I can’t tell you exactly how many times I heard George Kell say that, but it was easily in the hundreds, and probably the thousands.
Even when the Tigers were terrible – and when I was growing up in the seventies, they were – I’d hunker down with my dad in front of the TV, and listen to George Kell and Al Kaline give us the game.
Kaline, from Baltimore, had a fairly standard delivery. But Kell, from tiny Swifton, Arkansas, had an accent like nothing I’d ever heard.
-Starting at shortstop, Tommy Veryyyyzer
-The Braves are playin’ the Reds in Cincinnatuh.
-Let me tell ya somethin’: This man Trammel, he comes to play, every day.
Kell had a way with grammar, too. When a hitter once snapped his bat, Kell said, “Oh, and he broke it half in two.”
I recall another time, when the opposing batter looked like he was going to bunt, and the Tigers’ third baseman charged the plate, like you’re supposed to. But the batter changed his mind, and ripped a line drive right at the third baseman, hitting him exactly where he least wanted to be hit. He quickly dropped to all fours, prompting Kell to say,
“Oooh, and he caught it raaaght on the inner thaaaagh.” My dad and I lost it.
Like Vernor’s ginger ale, Ball Park Franks and Stroh’s Bohemian Style Fire Brewed Beer, George Kell was an acquired taste – hard to explain to outsiders. But it didn’t take long to warm up to him. He had an amazing knack for making listeners feel like friends. And once you heard him, you wanted to imitate him.
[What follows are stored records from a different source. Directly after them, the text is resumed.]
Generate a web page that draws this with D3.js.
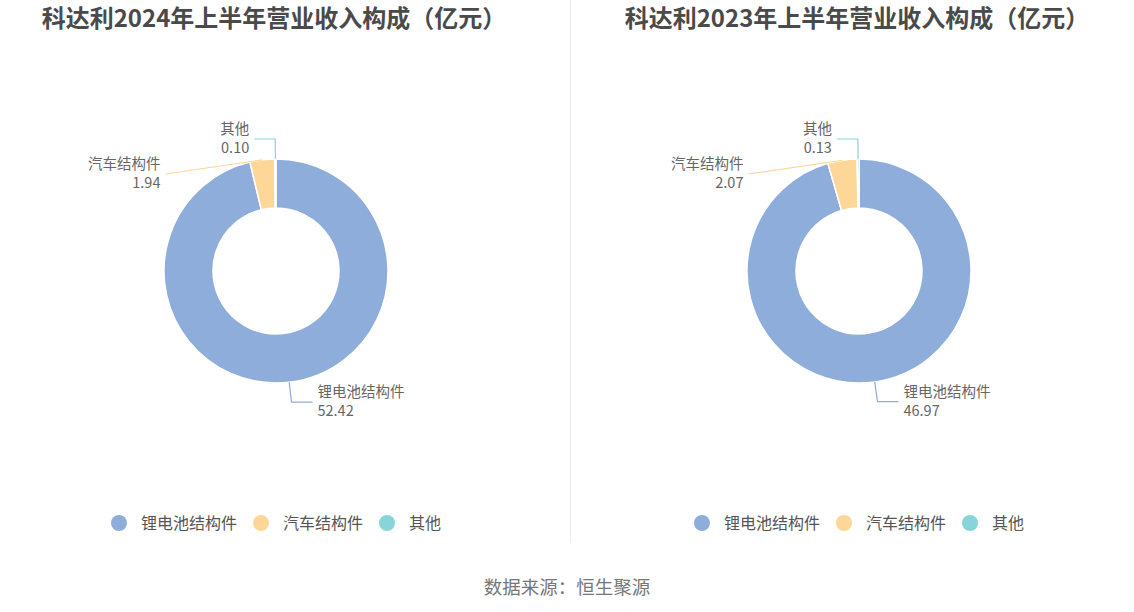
<!DOCTYPE html>
<html>
<head>
<meta charset="utf-8">
<script src="https://cdn.jsdelivr.net/npm/d3@7"></script>
<style>
  body { margin: 0; background: #fff; }
  svg { display: block; font-family: "Noto Sans CJK SC", "Noto Sans", sans-serif; }
</style>
</head>
<body>
<div id="app"></div>
<script>
// data
let categories = ['锂电池结构件', '汽车结构件', '其他'];
let values2024 = [52.42, 1.94, 0.10];
let values2023 = [46.97, 2.07, 0.13];
let titles = ['科达利2024年上半年营业收入构成（亿元）', '科达利2023年上半年营业收入构成（亿元）'];
let source = '数据来源：恒生聚源';

let colors = ['#8eadda', '#fdd798', '#86d5d9'];

let W = 1134, H = 612;
let svg = d3.select('#app').append('svg')
  .attr('width', W)
  .attr('height', H);

// divider between the two charts
svg.append('line')
  .attr('x1', 570.5).attr('x2', 570.5)
  .attr('y1', 0).attr('y2', 543)
  .attr('stroke', '#ebebeb')
  .attr('stroke-width', 1);

let rOuter = 112, rInner = 63;
let len1 = 20, len2 = 21;

function drawDonut(cx, cy, values, title) {
  let g = svg.append('g');

  g.append('text')
    .attr('x', cx - 2)
    .attr('y', 27)
    .attr('text-anchor', 'middle')
    .attr('font-size', 24)
    .attr('font-weight', 'bold')
    .attr('fill', '#4a4a4a')
    .text(title);

  let data = categories.map((c, i) => ({ name: c, value: values[i], color: colors[i] }));

  let pie = d3.pie().sort(null).value(d => d.value);
  let arcs = pie(data);

  let arc = d3.arc().innerRadius(rInner).outerRadius(rOuter);

  let pg = g.append('g').attr('transform', 'translate(' + cx + ',' + cy + ')');
  pg.selectAll('path')
    .data(arcs)
    .enter().append('path')
    .attr('d', arc)
    .attr('fill', d => d.data.color)
    .attr('stroke', '#fff')
    .attr('stroke-width', 1.5);

  // label layout, echarts-like
  let labels = arcs.map(a => {
    let mid = (a.startAngle + a.endAngle) / 2;
    let sx = Math.sin(mid), sy = -Math.cos(mid);
    let p0 = [cx + rOuter * sx, cy + rOuter * sy];
    let p1 = [cx + (rOuter + len1) * sx, cy + (rOuter + len1) * sy];
    let side = sx < 0 ? -1 : 1;
    return { a: a, p0: p0, p1: p1, side: side, y: p1[1], shifted: false };
  });

  // push overlapping labels apart on each side
  [-1, 1].forEach(side => {
    let list = labels.filter(l => l.side === side).sort((a, b) => a.y - b.y);
    for (let i = 1; i < list.length; i++) {
      if (list[i].y - list[i - 1].y < 35) {
        list[i].y = list[i - 1].y + 35;
        list[i].shifted = true;
      }
    }
  });

  labels.forEach(l => {
    let R = rOuter + len1;
    let dy = l.y - cy;
    let x;
    if (l.shifted) {
      x = cx + l.side * Math.sqrt(Math.max(R * R - dy * dy, 0)) + l.side * len2;
    } else {
      x = l.p1[0] + l.side * len2;
    }
    let pts = l.shifted ? [l.p0, [x, l.y]] : [l.p0, l.p1, [x, l.y]];

    g.append('path')
      .attr('d', d3.line()(pts))
      .attr('fill', 'none')
      .attr('stroke', l.a.data.color)
      .attr('stroke-width', 1.2);

    let t = g.append('text')
      .attr('text-anchor', l.side < 0 ? 'end' : 'start')
      .attr('font-size', 14.5)
      .attr('fill', '#666');
    t.append('tspan')
      .attr('x', x + l.side * 5)
      .attr('y', l.y - 5)
      .text(l.a.data.name);
    t.append('tspan')
      .attr('x', x + l.side * 5)
      .attr('y', l.y + 14)
      .text(l.a.data.value.toFixed(2));
  });

  // legend, centred under the donut
  let lg = g.append('g');
  let xpos = 0;
  categories.forEach((c, i) => {
    lg.append('circle')
      .attr('cx', xpos + 8)
      .attr('cy', 0)
      .attr('r', 8)
      .attr('fill', colors[i]);
    let t = lg.append('text')
      .attr('x', xpos + 30)
      .attr('y', 6)
      .attr('font-size', 16)
      .attr('fill', '#555')
      .text(c);
    xpos += 30 + t.node().getComputedTextLength() + 16;
  });
  let lw = xpos - 16;
  lg.attr('transform', 'translate(' + (cx - lw / 2) + ',523)');
}

drawDonut(276, 271, values2024, titles[0]);
drawDonut(859, 271, values2023, titles[1]);

svg.append('text')
  .attr('x', 567)
  .attr('y', 594)
  .attr('text-anchor', 'middle')
  .attr('font-size', 18.5)
  .attr('fill', '#777')
  .text(source);
</script>
</body>
</html>
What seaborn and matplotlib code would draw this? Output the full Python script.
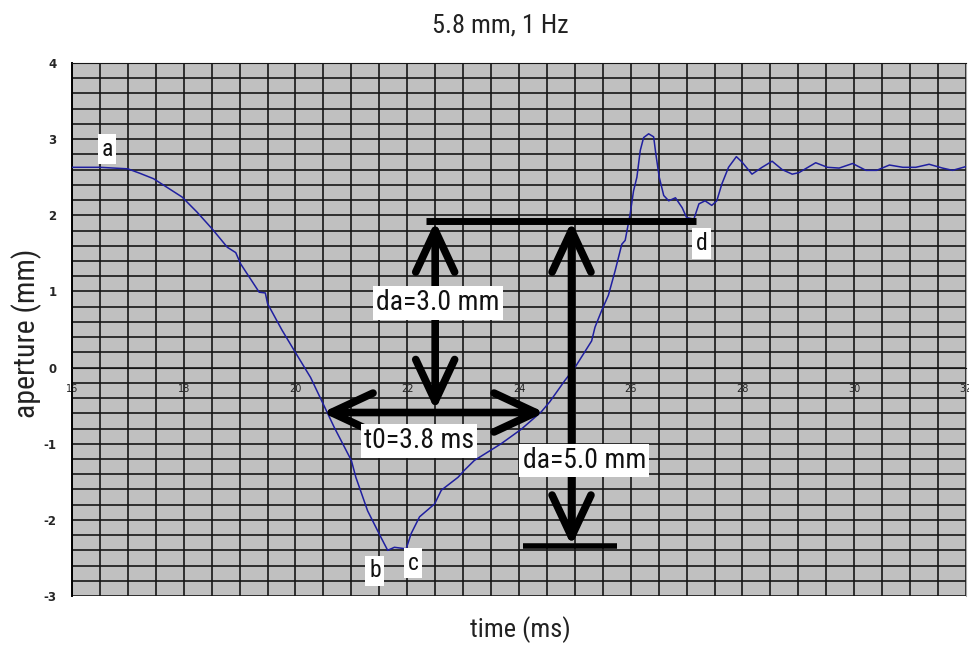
import numpy as np
import pandas as pd
import matplotlib
matplotlib.use("Agg")
import matplotlib.pyplot as plt
from matplotlib import font_manager
import seaborn as sns

# aperture trace (mm) against time (ms)
time_ms = [16.00, 16.50, 17.00, 17.22, 17.46, 17.97, 18.24, 18.51, 18.78, 18.93,
           19.02, 19.35, 19.46, 19.50, 19.76, 20.03, 20.27, 20.51, 20.69, 21.00,
           21.08, 21.29, 21.53, 21.65, 21.77, 21.98, 22.07, 22.22, 22.49, 22.61,
           22.91, 23.02, 23.20, 23.68, 24.04, 24.40, 24.55, 24.82, 25.00, 25.30,
           25.36, 25.48, 25.60, 25.72, 25.84, 25.90, 25.99, 26.05, 26.11, 26.17,
           26.23, 26.32, 26.41, 26.45, 26.51, 26.59, 26.68, 26.80, 26.92, 27.00,
           27.13, 27.22, 27.33, 27.45, 27.54, 27.63, 27.75, 27.89, 27.99, 28.17,
           28.35, 28.53, 28.71, 28.89, 29.01, 29.31, 29.52, 29.73, 29.97, 30.21,
           30.40, 30.63, 30.87, 31.10, 31.34, 31.58, 31.76, 32.00]
aperture_mm = [2.63, 2.63, 2.61, 2.55, 2.48, 2.24, 2.04, 1.82, 1.58, 1.51,
               1.36, 0.99, 0.98, 0.84, 0.49, 0.16, -0.13, -0.50, -0.78, -1.22,
               -1.44, -1.88, -2.23, -2.40, -2.36, -2.38, -2.18, -1.96, -1.79, -1.61,
               -1.44, -1.35, -1.22, -1.00, -0.81, -0.58, -0.45, -0.17, 0.00, 0.35,
               0.53, 0.75, 0.95, 1.27, 1.62, 1.67, 2.02, 2.32, 2.50, 2.85,
               3.02, 3.07, 3.03, 2.80, 2.50, 2.26, 2.19, 2.23, 2.10, 1.97,
               1.95, 2.15, 2.19, 2.13, 2.19, 2.41, 2.63, 2.77, 2.70, 2.54,
               2.63, 2.71, 2.60, 2.54, 2.56, 2.69, 2.63, 2.62, 2.68, 2.59,
               2.59, 2.66, 2.63, 2.63, 2.67, 2.62, 2.59, 2.64]

x_tick_values = [16, 18, 20, 22, 24, 26, 28, 30, 32]
y_tick_values = [-3, -2, -1, 0, 1, 2, 3, 4]

# measurement annotations (data coordinates)
t0_span = (20.48, 24.46, -0.59)          # x_start, x_end, y
da3_span = (22.50, 1.92, -0.56)          # x, y_top, y_bottom
da5_span = (24.94, 1.92, -2.34)          # x, y_top, y_bottom
top_level = (22.34, 27.16, 1.92)         # x_start, x_end, y
bottom_level = (24.08, 25.75, -2.34)     # x_start, x_end, y

labels = [
    ("a", 16.63, 2.87),
    ("b", 21.42, -2.67),
    ("c", 22.10, -2.57),
    ("d", 27.27, 1.63),
    ("da=3.0 mm", 22.55, 0.85),
    ("t0=3.8 ms", 22.21, -0.96),
    ("da=5.0 mm", 25.17, -1.22),
]

sns.set_style("white", {"axes.facecolor": "#c0c0c0"})
plt.rcParams["font.family"] = ["DejaVu Sans"]
plt.rcParams["axes.unicode_minus"] = False

# narrow face for the labels, if one is installed
narrow_family = "DejaVu Sans"
narrow_stretch = "normal"
_faces = [(f.name, f.stretch) for f in font_manager.fontManager.ttflist]
for name, stretch in _faces:
    if name == "DejaVu Sans" and stretch == "condensed":
        narrow_stretch = "condensed"
        break
for name, stretch in _faces:
    if name in ("Liberation Sans Narrow", "DejaVu Sans Condensed", "Roboto Condensed"):
        narrow_family, narrow_stretch = name, "normal"
        break
label_font = dict(family=narrow_family, stretch=narrow_stretch)

fig = plt.figure(figsize=(9.69, 6.48), dpi=100)
ax = fig.add_axes([0.0743, 0.0802, 0.9226, 0.8226])

df = pd.DataFrame({"time": time_ms, "aperture": aperture_mm})
sns.lineplot(data=df, x="time", y="aperture", ax=ax, color="#1f1fa0",
             linewidth=1.1, zorder=3, sort=False)

ax.set_xlim(16, 32)
ax.set_ylim(-3, 4)
ax.set_xticks(x_tick_values)
ax.set_yticks(y_tick_values)
ax.set_xticks(np.arange(16, 32.01, 0.5), minor=True)
ax.set_yticks(np.arange(-3, 4.01, 0.2), minor=True)
ax.grid(which="both", color="#161616", linewidth=1.2)
ax.set_axisbelow(True)

# x axis crosses at zero, labels just under it
ax.spines["bottom"].set_position(("data", 0))
ax.spines["bottom"].set_color("#161616")
ax.spines["top"].set_color("#161616")
ax.spines["right"].set_color("#a8a8a8")
ax.spines["left"].set_color("black")
ax.spines["left"].set_linewidth(1.4)
ax.tick_params(axis="x", which="both", length=0, pad=12, labelsize=7,
               labelcolor="#222222")
ax.tick_params(axis="y", which="major", direction="out", length=5, width=1.3,
               color="black", labelsize=8.5, pad=6)
ax.tick_params(axis="y", which="minor", length=0)
for t in ax.get_yticklabels():
    t.set_fontweight("bold")
ax.set_xlabel("")
ax.set_ylabel("")

# measurement lines and arrows
ax.plot([top_level[0], top_level[1]], [top_level[2], top_level[2]],
        color="black", linewidth=5, solid_capstyle="butt", zorder=4)
ax.plot([bottom_level[0], bottom_level[1]], [bottom_level[2], bottom_level[2]],
        color="black", linewidth=4, solid_capstyle="butt", zorder=4)

arrow_kw = dict(arrowstyle="<->,head_length=1.5,head_width=0.7", color="black",
                linewidth=5.5, shrinkA=0, shrinkB=0, mutation_scale=20)
ax.annotate("", xy=(t0_span[1], t0_span[2]), xytext=(t0_span[0], t0_span[2]),
            arrowprops=arrow_kw, zorder=4)
ax.annotate("", xy=(da3_span[0], da3_span[2]), xytext=(da3_span[0], da3_span[1]),
            arrowprops=arrow_kw, zorder=4)
ax.annotate("", xy=(da5_span[0], da5_span[2]), xytext=(da5_span[0], da5_span[1]),
            arrowprops=arrow_kw, zorder=4)

for text, x, y in labels:
    size = 17 if len(text) == 1 else 20
    ax.text(x, y, text, ha="center", va="center", fontsize=size, zorder=5,
            color="#111111", bbox=dict(facecolor="white", edgecolor="none", pad=2.5),
            **label_font)

fig.text(0.516, 0.961, "5.8 mm, 1 Hz", ha="center", va="center", fontsize=19,
         color="#222222", **label_font)
fig.text(0.028, 0.486, "aperture (mm)", ha="center", va="center", rotation=90,
         fontsize=21.5, color="#222222", **label_font)
fig.text(0.537, 0.028, "time (ms)", ha="center", va="center", fontsize=19,
         color="#222222", **label_font)

fig.savefig("out.png", dpi=100)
A year out of college, I went to Europe with three buddies, two from Ann Arbor and one from Philadelphia. Somehow we three Ann Arborites got on this jag where we felt compelled to say everything like George Kell. This resulted in some pretty unlikely phrases – “We’re pullin’ out of Paree, the City of Laaaght, in a chuchette, headed for Versailles!” After a week of this, even our Philadelphia friend could do a pretty good Kell – and he’d never heard him.
The Chicago Cubs’ Harry Carey was more famous, but less professional. It was not uncommon for him to crack open an Old Style beer during a game, then start saying things like, “Al spelled backwards, is ‘La’!”
Kell took broadcasting the game as seriously as he did playing the game. Going into the last at-bat of the 1949 season, he led Ted Williams for the batting title by .0002. Kell’s coach decided to pull him to make sure he’d win – but Kell refused. “I didn’t want to bat again,” he said. “I felt I had to.” As luck would have it, Kell was kneeling in the on-deck circle when a teammate made the third out. The title was his – with honor.
A ballplayer’s ballplayer, Kell almost never struck out or dropped the ball. In his 15th season, Kell hit a stellar .297, but quit anyway. “I just made up my mind that I’d been gone from home too long.” Kell meant it. On Tuesday, Kell died in his sleep in his hometown of Swifton, Arkansas.
In an era when all broadcasters sound the same, I’m certain we will never hear another voice like George Kell’s.
(His voice) “And they’re gonna wave him in!”